TASK OBJECTIVE:
All of the lines below are to be printed again exactly; images are excluded from the output.

Collected data:
------

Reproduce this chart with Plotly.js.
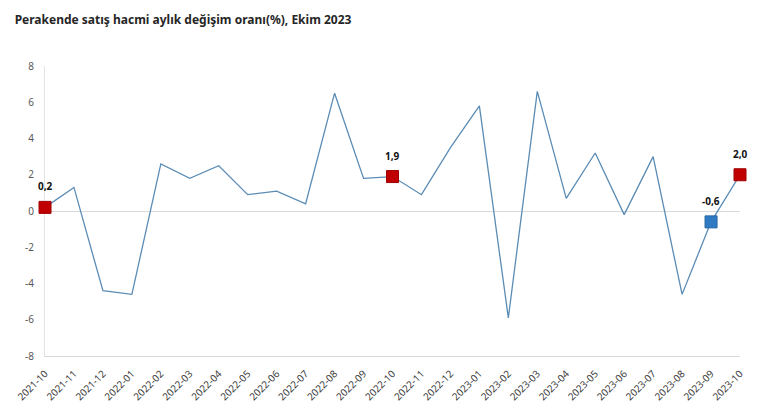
<!DOCTYPE html>
<html>
<head>
<meta charset="utf-8">
<script src="https://cdn.plot.ly/plotly-3.0.1.min.js"></script>
<style>html,body{margin:0;padding:0;background:#fff;}#chart{width:770px;height:417px;}</style>
</head>
<body>
<div id="chart"></div>
<script>
const months = ["2021-10","2021-11","2021-12","2022-01","2022-02","2022-03","2022-04","2022-05","2022-06","2022-07","2022-08","2022-09","2022-10","2022-11","2022-12","2023-01","2023-02","2023-03","2023-04","2023-05","2023-06","2023-07","2023-08","2023-09","2023-10"];
const values = [0.2,1.3,-4.4,-4.6,2.6,1.8,2.5,0.9,1.1,0.4,6.5,1.8,1.9,0.9,3.5,5.8,-5.9,6.6,0.7,3.2,-0.2,3.0,-4.6,-0.6,2.0];
const redMonths = ["2021-10","2022-10","2023-10"];
const redLabels = ["0,2","1,9","2,0"];
const blueMonths = ["2023-09"];
const blueLabels = ["-0,6"];
const yTicks = [-8,-6,-4,-2,0,2,4,6,8];

const valOf = m => values[months.indexOf(m)];

const traces = [
  {x: months, y: values, type: 'scatter', mode: 'lines',
   line: {color: '#5b8cb5', width: 1.3}, hoverinfo: 'skip', cliponaxis: false},
  {x: redMonths, y: redMonths.map(valOf), type: 'scatter', mode: 'markers',
   marker: {symbol: 'square', size: 12, color: '#c00000', line: {color: '#a00000', width: 1}},
   cliponaxis: false},
  {x: blueMonths, y: blueMonths.map(valOf), type: 'scatter', mode: 'markers',
   marker: {symbol: 'square', size: 12, color: '#2e7bc4', line: {color: '#2565a3', width: 1}},
   cliponaxis: false}
];

const labelFont = {family: 'Noto Sans, sans-serif', size: 10, color: '#111'};
const annotations = [];
redMonths.forEach((m, i) => annotations.push({x: m, y: valOf(m), text: '<b>' + redLabels[i] + '</b>',
  showarrow: false, yshift: 21, font: labelFont}));
blueMonths.forEach((m, i) => annotations.push({x: m, y: valOf(m), text: '<b>' + blueLabels[i] + '</b>',
  showarrow: false, yshift: 21, font: labelFont}));

const layout = {
  width: 770, height: 417,
  margin: {l: 45, r: 30, t: 66, b: 61},
  paper_bgcolor: '#fff', plot_bgcolor: '#fff',
  showlegend: false,
  annotations: annotations,
  title: {text: '<b>Perakende satış hacmi aylık değişim oranı(%), Ekim 2023</b>',
          x: 0.019, xanchor: 'left', y: 0.952, yanchor: 'middle',
          font: {family: 'Noto Sans, sans-serif', size: 12, color: '#262626'}},
  xaxis: {type: 'category', categoryorder: 'array', categoryarray: months,
          range: [0, 24], showgrid: false, zeroline: false, layer: 'below traces',
          showline: true, linecolor: '#d9d9d9', linewidth: 1,
          tickangle: -45, ticks: 'outside', ticklen: 7, tickcolor: 'rgba(0,0,0,0)',
          tickfont: {family: 'Noto Sans, sans-serif', size: 10, color: '#404040'},
          fixedrange: true},
  yaxis: {range: [-8, 8], tickvals: yTicks, ticktext: yTicks.map(String),
          showgrid: false, zeroline: true, zerolinecolor: '#d9d9d9', zerolinewidth: 1,
          showline: true, linecolor: '#e3e3e3', linewidth: 1, layer: 'below traces',
          ticks: 'outside', ticklen: 8, tickcolor: 'rgba(0,0,0,0)',
          tickfont: {family: 'Noto Sans, sans-serif', size: 10, color: '#595959'},
          fixedrange: true}
};

Plotly.newPlot('chart', traces, layout, {displayModeBar: false, staticPlot: true});
</script>
</body>
</html>
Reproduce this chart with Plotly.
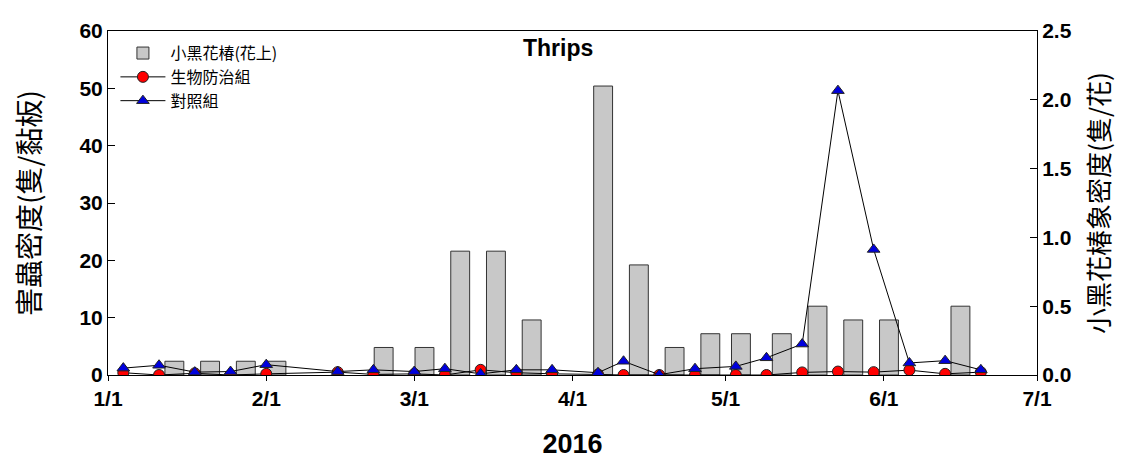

------

OUTPUT:
Reproduce this chart with Plotly.js.
<!DOCTYPE html>
<html>
<head>
<meta charset="utf-8">
<script src="https://cdn.plot.ly/plotly-3.0.1.min.js"></script>
<style>html,body{margin:0;padding:0;background:#fff;}#chart{width:770px;height:417px;}</style>
</head>
<body>
<div id="chart"></div>
<script>
const months = ["2021-10","2021-11","2021-12","2022-01","2022-02","2022-03","2022-04","2022-05","2022-06","2022-07","2022-08","2022-09","2022-10","2022-11","2022-12","2023-01","2023-02","2023-03","2023-04","2023-05","2023-06","2023-07","2023-08","2023-09","2023-10"];
const values = [0.2,1.3,-4.4,-4.6,2.6,1.8,2.5,0.9,1.1,0.4,6.5,1.8,1.9,0.9,3.5,5.8,-5.9,6.6,0.7,3.2,-0.2,3.0,-4.6,-0.6,2.0];
const redMonths = ["2021-10","2022-10","2023-10"];
const redLabels = ["0,2","1,9","2,0"];
const blueMonths = ["2023-09"];
const blueLabels = ["-0,6"];
const yTicks = [-8,-6,-4,-2,0,2,4,6,8];

const valOf = m => values[months.indexOf(m)];

const traces = [
  {x: months, y: values, type: 'scatter', mode: 'lines',
   line: {color: '#5b8cb5', width: 1.3}, hoverinfo: 'skip', cliponaxis: false},
  {x: redMonths, y: redMonths.map(valOf), type: 'scatter', mode: 'markers',
   marker: {symbol: 'square', size: 12, color: '#c00000', line: {color: '#a00000', width: 1}},
   cliponaxis: false},
  {x: blueMonths, y: blueMonths.map(valOf), type: 'scatter', mode: 'markers',
   marker: {symbol: 'square', size: 12, color: '#2e7bc4', line: {color: '#2565a3', width: 1}},
   cliponaxis: false}
];

const labelFont = {family: 'Noto Sans, sans-serif', size: 10, color: '#111'};
const annotations = [];
redMonths.forEach((m, i) => annotations.push({x: m, y: valOf(m), text: '<b>' + redLabels[i] + '</b>',
  showarrow: false, yshift: 21, font: labelFont}));
blueMonths.forEach((m, i) => annotations.push({x: m, y: valOf(m), text: '<b>' + blueLabels[i] + '</b>',
  showarrow: false, yshift: 21, font: labelFont}));

const layout = {
  width: 770, height: 417,
  margin: {l: 45, r: 30, t: 66, b: 61},
  paper_bgcolor: '#fff', plot_bgcolor: '#fff',
  showlegend: false,
  annotations: annotations,
  title: {text: '<b>Perakende satış hacmi aylık değişim oranı(%), Ekim 2023</b>',
          x: 0.019, xanchor: 'left', y: 0.952, yanchor: 'middle',
          font: {family: 'Noto Sans, sans-serif', size: 12, color: '#262626'}},
  xaxis: {type: 'category', categoryorder: 'array', categoryarray: months,
          range: [0, 24], showgrid: false, zeroline: false, layer: 'below traces',
          showline: true, linecolor: '#d9d9d9', linewidth: 1,
          tickangle: -45, ticks: 'outside', ticklen: 7, tickcolor: 'rgba(0,0,0,0)',
          tickfont: {family: 'Noto Sans, sans-serif', size: 10, color: '#404040'},
          fixedrange: true},
  yaxis: {range: [-8, 8], tickvals: yTicks, ticktext: yTicks.map(String),
          showgrid: false, zeroline: true, zerolinecolor: '#d9d9d9', zerolinewidth: 1,
          showline: true, linecolor: '#e3e3e3', linewidth: 1, layer: 'below traces',
          ticks: 'outside', ticklen: 8, tickcolor: 'rgba(0,0,0,0)',
          tickfont: {family: 'Noto Sans, sans-serif', size: 10, color: '#595959'},
          fixedrange: true}
};

Plotly.newPlot('chart', traces, layout, {displayModeBar: false, staticPlot: true});
</script>
</body>
</html>
Reproduce this chart with Plotly.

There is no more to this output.